The problem is usually not lack of language. The problem is lack of structure.
| Field | What to capture |
|---|---|
| Source | Sales call, interview, support, survey, CRM note |
| Buyer role | Marketing leader, sales leader, operations, founder, finance, technical evaluator |
| Segment | ICP, company size, maturity, use case |
| Raw phrase | Exact or near-exact language |
| Category | Pain, objection, alternative, trigger, proof need, confusion |
| Frequency | One-off, repeated, frequent |
| Message implication | Page copy, sales enablement, FAQ, campaign, product feedback |
| Public-safe version | Edited copy direction |
How to turn patterns into public copy
Customer language is useful for product pages because it reveals what buyers need clarified. It can improve hero message, problem section, use-case descriptions, feature-to-outcome language, FAQ, objection handling, comparison sections, and form context.
Landing pages need more compression. Use customer language to make the problem specific, but avoid overloading the page with long buyer-style explanations.
FAQ is one of the safest places to use customer-language insights because buyers often ask practical questions. Raw questions from sales calls can become public FAQ entries after editing.
Some customer language should stay internal. Sales enablement can preserve more nuance than public copy, including objection patterns, competitor comparisons, discovery prompts, and role-specific concerns.
Common mistakes
- copying one memorable phrase
- removing all buyer texture
- turning customer quotes into unsupported claims
- ignoring privacy
- mixing different segments
- using customer language only for headlines
Measurement logic
Customer-language work should improve clarity and buyer fit.
| Signal | What it may show |
|---|---|
| Better product page engagement | The page reflects problems buyers recognize |
| Fewer basic sales questions | Public copy answers clearer pre-sales questions |
| Better form quality | Messaging attracts buyers with the intended problem |
| More specific CRM notes | Sales can classify pain, objection, and use case clearly |
| Lower message mismatch | Campaign promise and sales conversation stay aligned |
| Clearer win/loss themes | Buyer language is being classified consistently |
FAQ
What is customer language in product marketing?

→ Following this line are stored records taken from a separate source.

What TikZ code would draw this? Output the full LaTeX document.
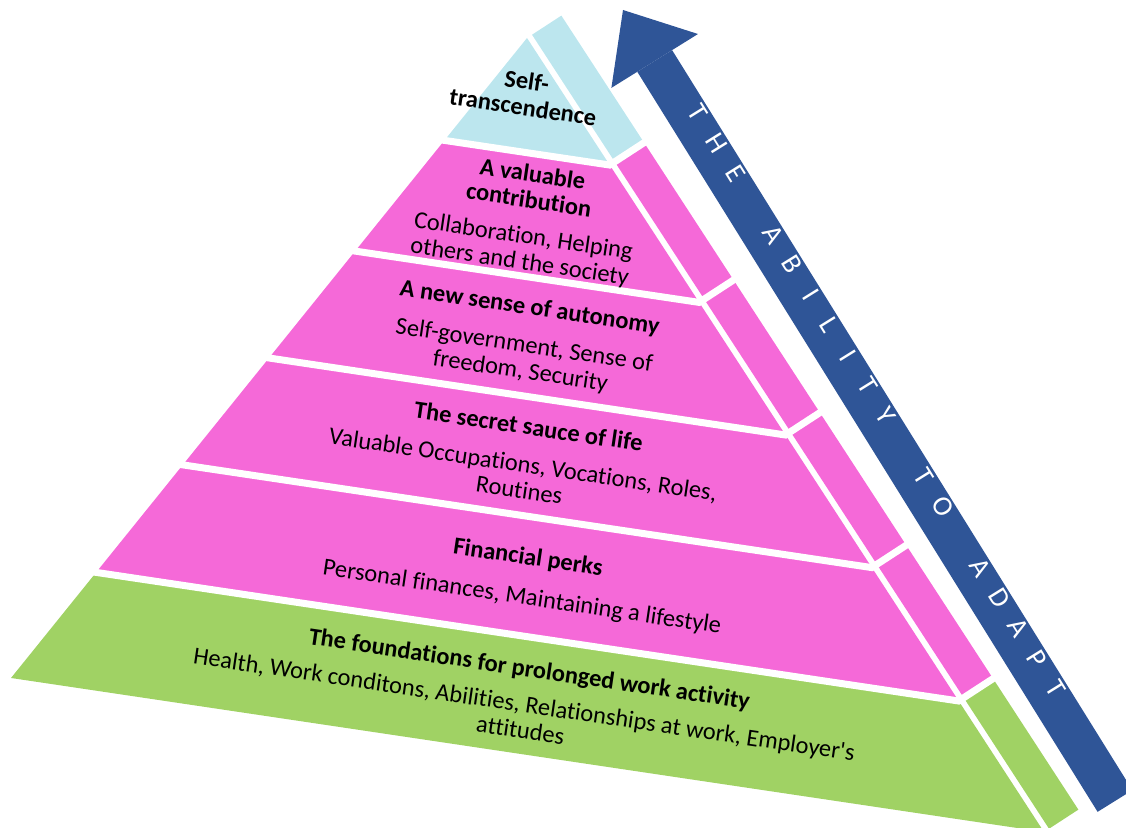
\documentclass[tikz,border=0pt]{standalone}
\usepackage{fontspec}
\setmainfont{Carlito}[Ligatures={TeX,NoCommon}]
\usetikzlibrary{calc,arrows.meta}

\definecolor{capblue}{HTML}{BCE6EE}
\definecolor{levelpink}{HTML}{F569D8}
\definecolor{basegreen}{HTML}{A0D264}
\definecolor{adaptblue}{HTML}{2F5597}

\begin{document}
\begin{tikzpicture}[x=0.5pt,y=-0.5pt]
    \tikzstyle{gap}=[white,line width=3.5pt]
    \tikzstyle{level}=[rotate=-8.4,align=center,inner sep=0pt,font=\fontsize{12.2}{13}\selectfont]
    \tikzstyle{adapt}=[adaptblue,line width=20.5pt,-{Triangle[length=30pt,width=51pt,line width=0pt]}]
    \tikzstyle{letter}=[white,sloped,anchor=base,inner sep=0pt,font=\fontsize{14}{14}\selectfont]

    \useasboundingbox (0,0) rectangle (1126,828);
    \clip (0,0) rectangle (1126,828);

    \coordinate (apex)  at (527,38);
    \coordinate (left)  at (11,678);
    \coordinate (right) at (1044,832);
    % side strip, pushed off the right edge
    \coordinate (inA)  at ($(apex)!3pt!90:(right)$);
    \coordinate (inB)  at ($(right)!3pt!-90:(apex)$);
    \coordinate (outA) at ($(apex)!20.5pt!90:(right)$);
    \coordinate (outB) at ($(right)!20.5pt!-90:(apex)$);

    % levels, top to bottom
    \foreach \lo/\hi/\col in {0/0.16/capblue,0.16/0.333/levelpink,0.333/0.5/levelpink,
                              0.5/0.667/levelpink,0.667/0.835/levelpink,0.835/1/basegreen} {
        \fill[\col] ($(apex)!\lo!(left)$) -- ($(apex)!\hi!(left)$) -- ($(apex)!\hi!(right)$) -- ($(apex)!\lo!(right)$) -- cycle;
        \fill[\col] ($(inA)!\lo!(inB)$) -- ($(inA)!\hi!(inB)$) -- ($(outA)!\hi!(outB)$) -- ($(outA)!\lo!(outB)$) -- cycle;
    }
    % white gaps between the levels
    \foreach \t in {0.16,0.333,0.5,0.667,0.835}
        \draw[gap,shorten <=-6pt,shorten >=-1pt] ($(apex)!\t!(left)$) -- ($(apex)!\t!(right)$) -- ($(outA)!\t!(outB)$);

    % the arrow up the right side
    \coordinate (tail) at (1115,801);
    \coordinate (tip)  at (623,10);
    \draw[adapt] (tail) -- (tip);
    \foreach \ch [count=\i] in {T,H,E,{},A,B,I,L,I,T,Y,{},T,O,{},A,D,A,P,T}
        \path (tip) -- (tail) node (l\i) [letter,pos={(127+(\i-1)*35.7)/932}] {\ch};

    \node (self) [level] at (525,94) {\textbf{Self-}\\\textbf{transcendence}};
    \node (contrib) [level] at (526,219) {\textbf{A valuable}\\\textbf{contribution}\\[5pt]Collaboration, Helping\\others and the society};
    \node (autonomy) [level] at (525,340) {\textbf{A new sense of autonomy}\\[6pt]Self-government, Sense of\\freedom, Security};
    \node (sauce) [level] at (524,458) {\textbf{The secret sauce of life}\\[6pt]Valuable Occupations, Vocations, Roles,\\Routines};
    \node (perks) [level] at (525,578) {\textbf{Financial perks}\\[7pt]Personal finances, Maintaining a lifestyle};
    \node (base) [level] at (525,699) {\textbf{The foundations for prolonged work activity}\\[5pt]Health, Work conditons, Abilities, Relationships at work, Employer\textquotesingle s\\attitudes};
\end{tikzpicture}
\end{document}
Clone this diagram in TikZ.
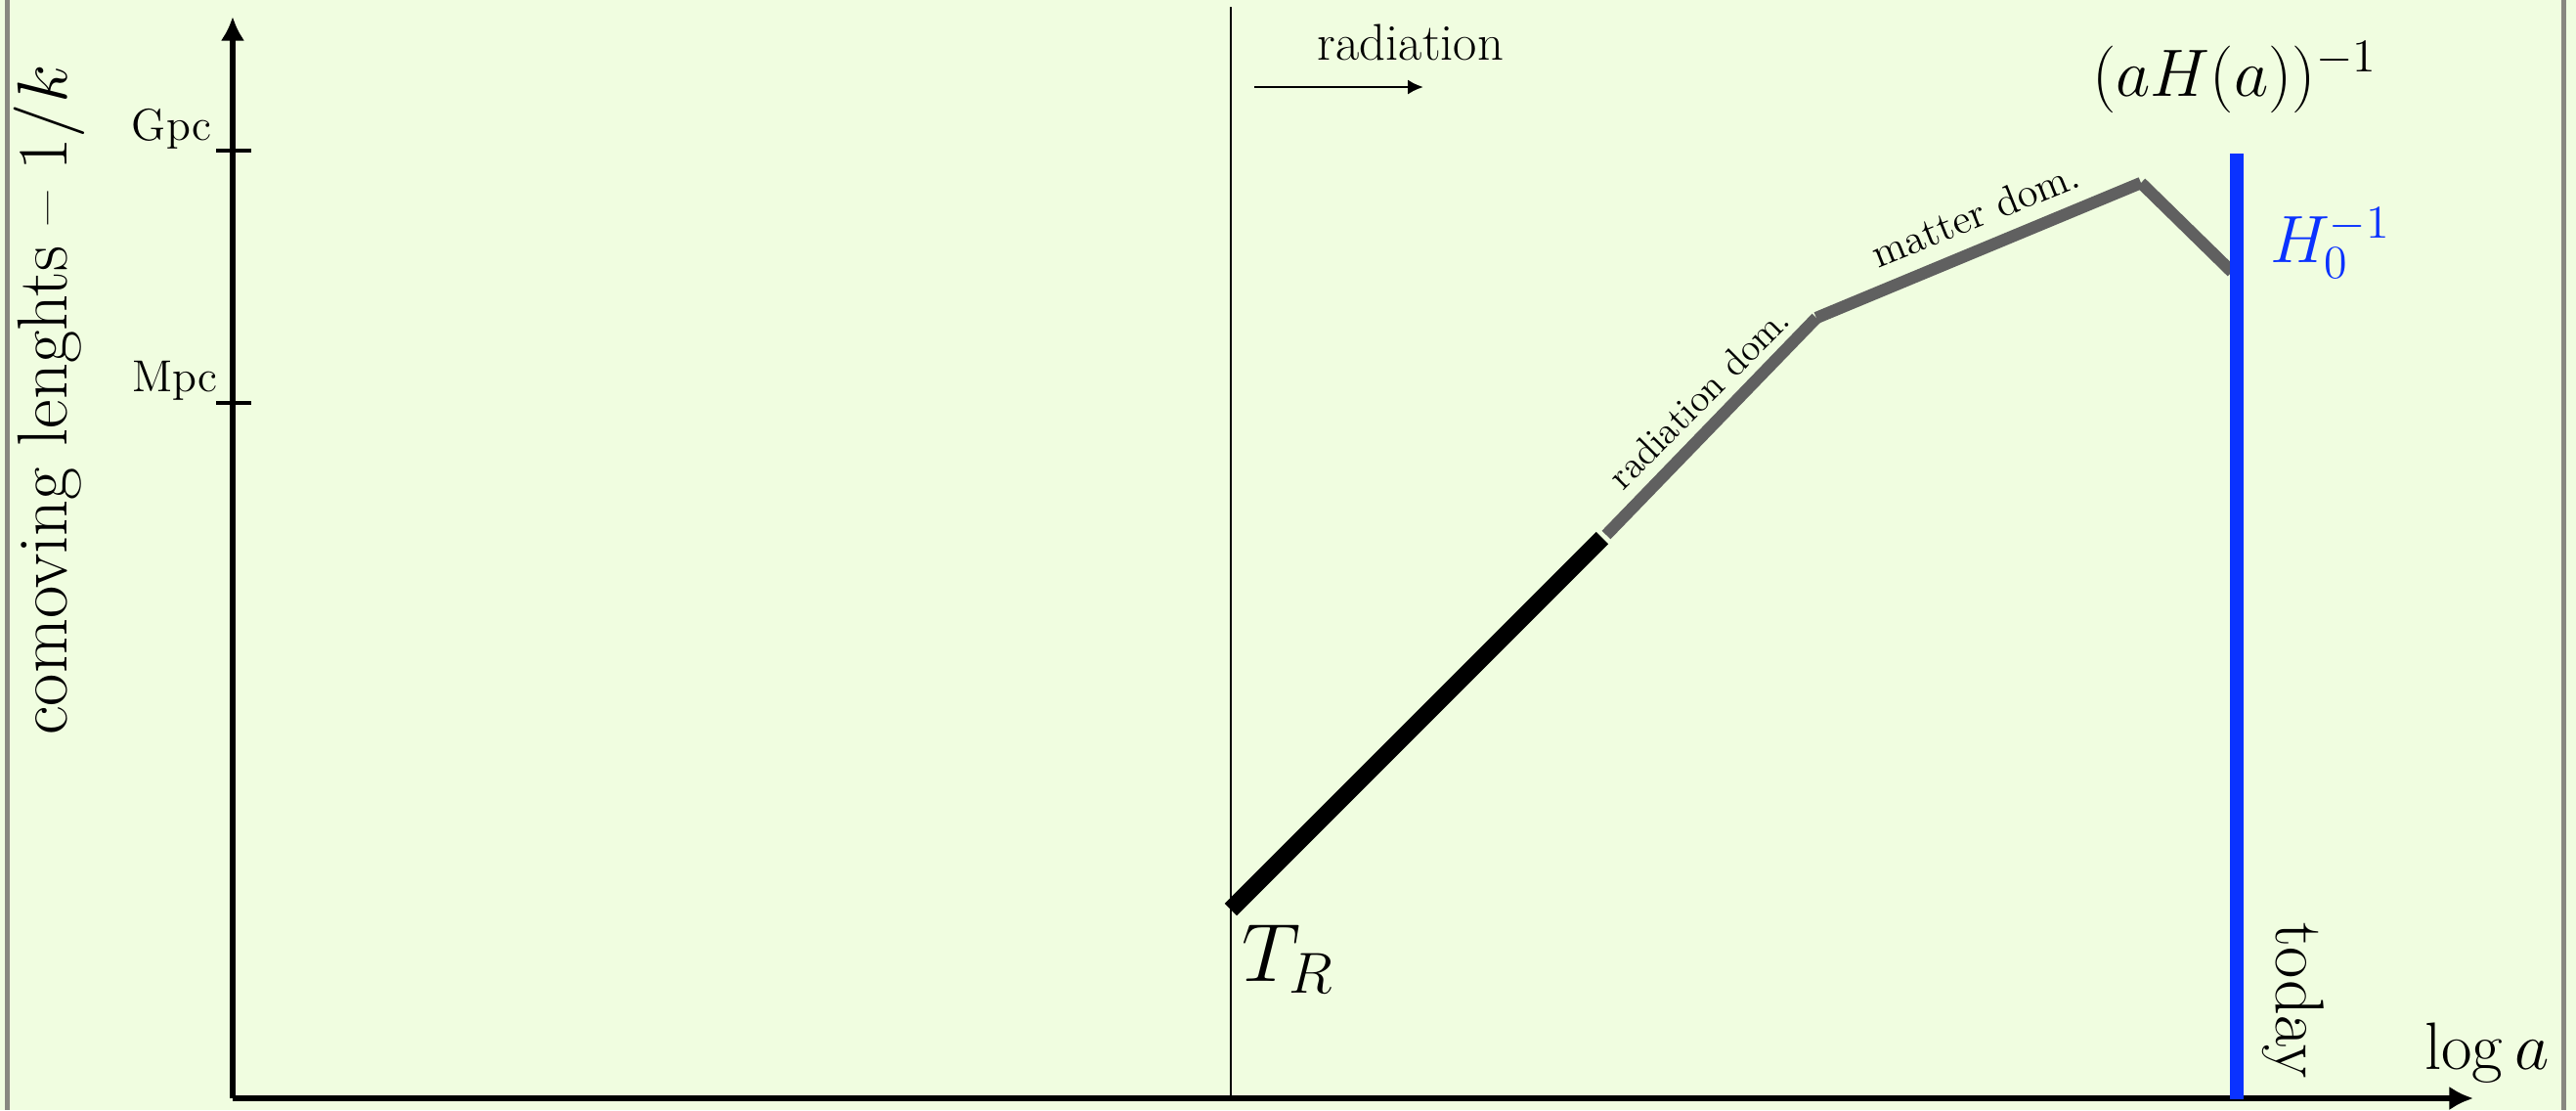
\RequirePackage{fix-cm}
\documentclass[tikz,border=0pt]{standalone}
\usetikzlibrary{arrows.meta}
\definecolor{bgc}{HTML}{F0FDE0}
\definecolor{framec}{HTML}{888880}
\definecolor{curvec}{HTML}{606060}
\definecolor{todayc}{HTML}{0A32FF}
\newcommand{\fs}[1]{\fontsize{#1}{1.2\dimexpr#1\relax}\selectfont}
\begin{document}
\begin{tikzpicture}[x=0.01cm,y=-0.01cm,
  axis/.style={line width=1.7pt,-{Latex[length=7pt,width=7pt]}},
  tickmark/.style={line width=1.4pt},
  lbl/.style={inner sep=0pt,outer sep=0pt},
  seg/.style={line width=3.5pt,curvec,line cap=butt},
]
\fill[bgc] (0,0) rectangle (2635,1135);
\useasboundingbox (0,0) rectangle (2635,1135);
\draw[framec,line width=1.4pt] (7.5,0) -- (7.5,1135);
\draw[framec,line width=1.4pt] (2622.5,0) -- (2622.5,1135);

% coordinates
\coordinate (O) at (238,1123);
\coordinate (Ytop) at (238,17);
\coordinate (Xend) at (2530,1123);
\coordinate (gpc) at (238,154);
\coordinate (mpc) at (238,412);
\coordinate (TRtop) at (1259,7);
\coordinate (TRbot) at (1259,1123);
\coordinate (radA) at (1283,89);
\coordinate (radB) at (1456,89);
\coordinate (p0) at (1259,930);
\coordinate (p1) at (1639,550);
\coordinate (q1) at (1643,547);
\coordinate (q2) at (1858,325);
\coordinate (q3) at (2190,187);
\coordinate (q4) at (2283,278);
\coordinate (tdTop) at (2288,157);
\coordinate (tdBot) at (2288,1124);

% axes
\draw[axis] (O) -- (Ytop);
\draw[axis] (O) -- (Xend);
\draw[tickmark] (gpc) ++(-17,0) -- ++(36,0);
\draw[tickmark] (mpc) ++(-17,0) -- ++(36,0);
\node[lbl,anchor=base east,font=\fs{13pt}] (gpcl) at (216,143) {Gpc};
\node[lbl,anchor=base east,font=\fs{13pt}] (mpcl) at (222,400) {Mpc};
\node[lbl,anchor=base,rotate=90,font=\fs{20.6pt}] (ylab) at (68,409) {comoving lenghts -- $1/k$};
\node[lbl,anchor=base west,font=\fs{19.5pt}] (xlab) at (2480,1093) {$\log a$};

% reheating line
\draw[line width=0.6pt] (TRtop) -- (TRbot);
\draw[line width=0.8pt,-{Latex[length=4.5pt,width=4.3pt]}] (radA) -- (radB);
\node[lbl,anchor=base,font=\fs{15pt}] (radl) at (1443,61) {radiation};
\node[lbl,anchor=base west,font=\fs{24pt}] (trl) at (1270,1003) {$T_R$};

% curve
\draw[line width=5pt,line cap=butt] (p0) -- (p1);
\draw[seg] (q1) -- (q2);
\draw[seg] (q2) -- (q3);
\draw[seg] (q3) -- (q4);
\node[lbl,anchor=base,rotate=45,font=\fs{11pt}] (rdl) at (1747,416) {radiation dom.};
\node[lbl,anchor=base,rotate=22,font=\fs{12pt}] (mdl) at (2026,232) {matter dom.};
\node[lbl,anchor=base,font=\fs{19.5pt}] (ahl) at (2286,98) {$(aH(a))^{-1}$};

% today
\draw[todayc,line width=3.8pt] (tdTop) -- (tdBot);
\node[lbl,anchor=base west,text=todayc,font=\fs{19.5pt}] (h0l) at (2322,268) {$H_0^{-1}$};
\node[lbl,anchor=base,rotate=-90,font=\fs{20pt}] (tdl) at (2328,1023) {today};
\end{tikzpicture}
\end{document}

It is the way buyers and customers describe their problems, goals, doubts, alternatives, workflows, and decision criteria.
Should sales-call quotes be copied into marketing copy?
Usually no. Sales-call language should be used as research input and translated into clear, privacy-safe public copy.
What is the difference between customer language and testimonials?
Customer language is research input. A testimonial is a public endorsement or statement from a customer and requires permission and careful handling.
How many customer phrases are needed before changing copy?
There is no fixed number. Look for repeated patterns across similar buyers, segments, stages, or objections.
What is the biggest risk when using customer language?
The biggest risk is overfitting to isolated or private language.
Practical summary
Customer language helps product marketing write copy that reflects how buyers actually think and speak. But raw sales-call language is not automatically ready for public use. It needs context, classification, translation, and privacy-safe editing.
The practical process is simple: capture the raw phrase, preserve the context, identify the root problem, decide the message implication, and write a public-safe version.